Earlier at the party Anders sits on the roof with a kindly ex-girlfriend who is shrouded in a sweet sadness. She says: "I think there's something wrong with me, some defect. I don't know what. It's just....." and her words trail off into nothing.


Andrew K. said...

This movie is beautiful, profound and devastating.

All the review I've read of this (fine, I only read this and another) make note of how Anders is such an easy stand-in for the audience and I agree. I think part of the film's effect is that you're able to see and understand his issue's so clearly inasmuch as even the least "suicidal" person must have felt separated from those around him at some point.

2012 sure has given us its share of sobering dramas.

Anonymous said...

Brilliant review! You make me want to see this even more, Nick. Sounds like it's beautifully profound, it's rare for films to hit you hard in such a personal way.

– ruth

Anonymous said...

Indeed a devastating movie. I was a complete mess towards the end. The film is based on a novel, which also has been adapted to film by Louis Malle many years ago, with the difference that he drug addiction at that time was alcohol. I'd love to see that as well.

Alex Withrow said...

Hey man, I think I've mentioned this before, but I really dig your style of writing. It's just works for me. Your leads and kickers, in particular, are always so damn intriguing.

This review is just case in point. I loved the hell out of this movie, but I like it even more after reading this.

Well done, my friend.

Nick Prigge said...

Andrew: Very well said, my friend. It is amazing how it takes this subject matter and yet makes it so universal.

Ruth: Thanks, Ruth! As you can tell, I highly recommend it.

Jessica: Really? I did not know that. I'm intrigued to see that version as well.

Alex: Thanks, man. That means a lot.

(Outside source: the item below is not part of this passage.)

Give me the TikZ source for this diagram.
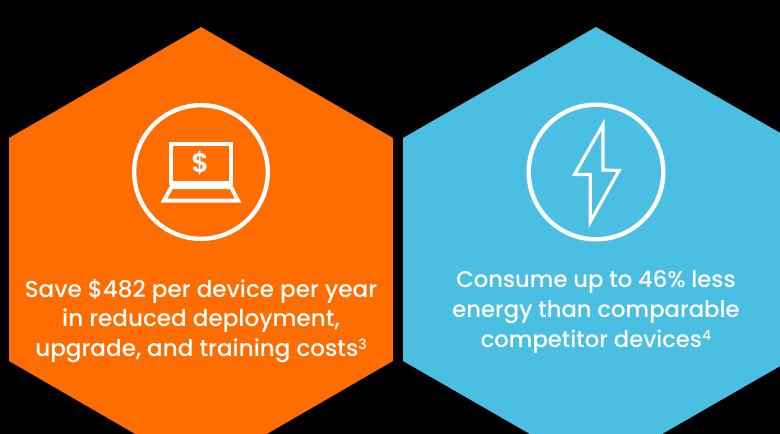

I really appreciate it.

Derek Armstrong said...

The beauty of the early-morning bike ride, with the bikes "powered" by little contrails of fire extinguisher smoke, followed by the dip in the pool in which he cannot quite participate, really stick with me. But my most enduring image from this movie is the shot of that girl looking back over her shoulder with that wide smile, listening to her voice echoing. Ah, life. It's so close yet so far away.

Nick Prigge said...

"Ah, life. It's so close yet so far away."

I think I want that on my coffee mug.